PHP does have a DateTime class and a whole slough of methods that it provides. You could use these if you like, but I find it easier to use the built-in date() and strtotime() functions.
Here's my solution:
// Assume $timestamp has the original timestamp, i.e. 2012-03-09 16:23:41
$day = date( 'Y-m-d', $timestamp ); // $day is now "2012-03-09"
$hour = (int)date( 'H', $timestamp ); // $hour is now (int)16
$minute = (int)date( 'i', $timestamp ); // $minute is now (int)23
if( $minute < 30 ){
$windowStart = strtotime( "$day $hour:00:00" );
$windowEnd = strtotime( "$day $hour:30:00" );
} else {
$windowStart = strtotime( "$day $hour:30:00" );
if( ++$hour > 23 ){
// if we crossed midnight, fix the date and set the hour to 00
$day = date( 'Y-m-d', $timestamp + (24*60*60) );
$hour = '00';
}
$windowEnd = strtotime( "$day $hour:00:00" );
}
// Now $windowStart and $windowEnd are the unix timestamps of your endpoints
There are a few improvements that can be made on this, but that's the basic core.
[Edit: corrected my variable names!]
[Edit: I've revisited this answer because, to my embarrassment, I realized that it didn't handle the last half-hour of a day correctly. I've fixed that issue. Note that $day is fixed by adding a day's worth of seconds to the timestamp -- doing it this way means we don't have to worry about crossing month boundaries, leap days, etc. because PHP will format it correctly for us regardless.]

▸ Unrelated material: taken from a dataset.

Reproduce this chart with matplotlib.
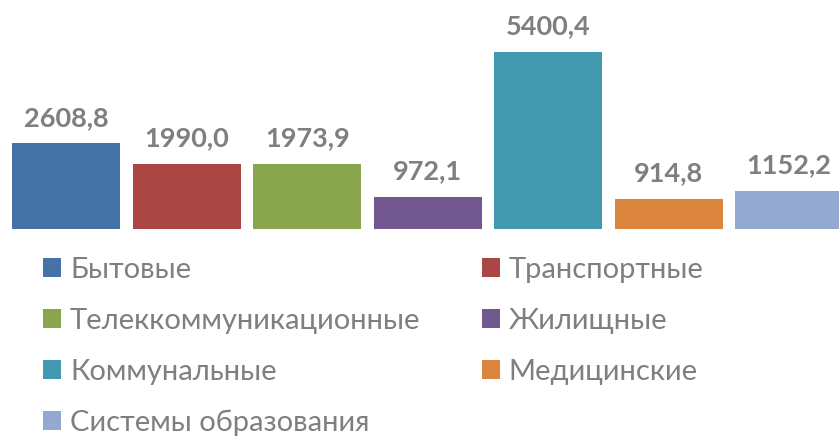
import matplotlib
matplotlib.use("Agg")
import matplotlib.pyplot as plt
from matplotlib.patches import Patch

categories = ["Бытовые", "Транспортные", "Телеккоммуникационные", "Жилищные",
              "Коммунальные", "Медицинские", "Системы образования"]
values = [2608.8, 1990.0, 1973.9, 972.1, 5400.4, 914.8, 1152.2]
value_labels = ["2608,8", "1990,0", "1973,9", "972,1", "5400,4", "914,8", "1152,2"]
colors = ["#4572A7", "#AA4643", "#89A54E", "#71588F", "#4198AF", "#DB843D", "#93A9CF"]

plt.rcParams['font.family'] = ['Lato', 'DejaVu Sans']

W, H = 839, 437
fig = plt.figure(figsize=(W / 100, H / 100), dpi=100)
left_px, slot = 6, 120.5
base_y = 229
top_y = 52
ax = fig.add_axes([left_px / W, 1 - base_y / H, 7 * slot / W, base_y / H])
x = list(range(len(values)))
ax.bar(x, values, width=0.9, color=colors)
ax.set_xlim(-0.5, 6.5)
ymax = 5400.4 * base_y / (base_y - top_y)
ax.set_ylim(0, ymax)
ax.axis('off')
for xi, v, lab in zip(x, values, value_labels):
    ax.annotate(lab, (xi, v), xytext=(0, 18.5), textcoords='offset points',
                ha='center', va='center', fontsize=19.5, fontweight='bold', color='#7F7F7F')

handles = [Patch(facecolor=c, edgecolor='none') for c in colors]
order = [0, 2, 4, 6, 1, 3, 5]
fig.legend([handles[i] for i in order], [categories[i] for i in order],
           ncol=2, loc='upper left', bbox_to_anchor=(43 / W, 1 - 257 / H),
           frameon=False, fontsize=21, labelcolor='#7F7F7F',
           handlelength=0.62, handleheight=0.62, handletextpad=0.31,
           labelspacing=0.85, columnspacing=2.09, borderaxespad=0, borderpad=0)

fig.savefig("out.png", dpi=100)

If you need to get the current time and then apply the rounding (down) of the time, I would do the following:
$now = date('U');
$offset = ($now % 1800);
$now = $now-$offset;
for ($i = 0;$i < 24; $i++)
{
echo date('g:i',$now);
$now += 1800;
}
Or you could round up by adding the offset, and do something more than just echo the time. The for loop then displays the 12 hours of increments. I used the above in a recent project.
I'd use the localtime and the mktime function.
$localtime = localtime($time, true);
$localtime['tm_sec'] = 0;
$localtime['tm_min'] = 30;
$time = mktime($localtime);
Far from my best work... but here's some functions for working with string or unix time stamp.
/**
* Takes a timestamp like "2016-10-01 17:59:01" and returns "2016-10-01 18:00"
* Note: assumes timestamp is in UTC
*
* #param $timestampString - a valid string which will be converted to unix with time()
* #param int $mins - interval to round to (ex: 15, 30, 60);
* #param string $format - the format to return the timestamp default is Y-m-d H:i
* #return bool|string
*/
function roundTimeString( $timestampString, $mins = 30, $format="Y-m-d H:i") {
return gmdate( $format, roundTimeUnix( time($timestampString), $mins ));
}
/**
* Rounds the time to the nearest minute interval, example: 15 would round times to 0, 15, 30,45
* if $mins = 60, 1:00, 2:00
* #param $unixTimestamp
* #param int $mins
* #return mixed
*/
function roundTimeUnix( $unixTimestamp, $mins = 30 ) {
$roundSecs = $mins*60;
$offset = $unixTimestamp % $roundSecs;
$prev = $unixTimestamp - $offset;
if( $offset > $roundSecs/2 ) {
return $prev + $roundSecs;
}
return $prev;
}
This is a solution using DateTimeInterface and keeping timezone information etc. Will also handle timezones that are not a multiple of 30 minutes offset from GMT (e.g. Asia/Kathmandu).
/**
* Return a DateTimeInterface object that is rounded down to the nearest half hour.
* #param \DateTimeInterface $dateTime
* #return \DateTimeInterface
* #throws \UnexpectedValueException if the $dateTime object is an unknown type
*/
function roundToHalfHour(\DateTimeInterface $dateTime)
{
$hours = (int)$dateTime->format('H');
$minutes = $dateTime->format('i');
# Round down to the last half hour period
$minutes = $minutes >= 30 ? 30 : 0;
if ($dateTime instanceof \DateTimeImmutable) {
return $dateTime->setTime($hours, $minutes);
} elseif ($dateTime instanceof \DateTime) {
// Don't change the object that was passed in, but return a new object
$dateTime = clone $dateTime;
$dateTime->setTime($hours, $minutes);
return $dateTime;
}
throw new UnexpectedValueException('Unexpected DateTimeInterface object');
}
You'll need to have created the DateTime object first though - perhaps with something like $dateTime = new DateTimeImmutable('#' . $timestamp). You can also set the timezone in the constructor.
Math.round(timestamp/1800)*1800
As you probably know, a UNIX timestamp is a number of seconds, so substract/add 1800 (number of seconds in 30 minutes) and you will get the desired result.
Here's a more semantic method for those that have to make a few of these, perhaps at certain times of the day.
$time = strtotime(date('Y-m-d H:00:00'));
You can change that H to any 0-23 number, so you can round to that hour of that day.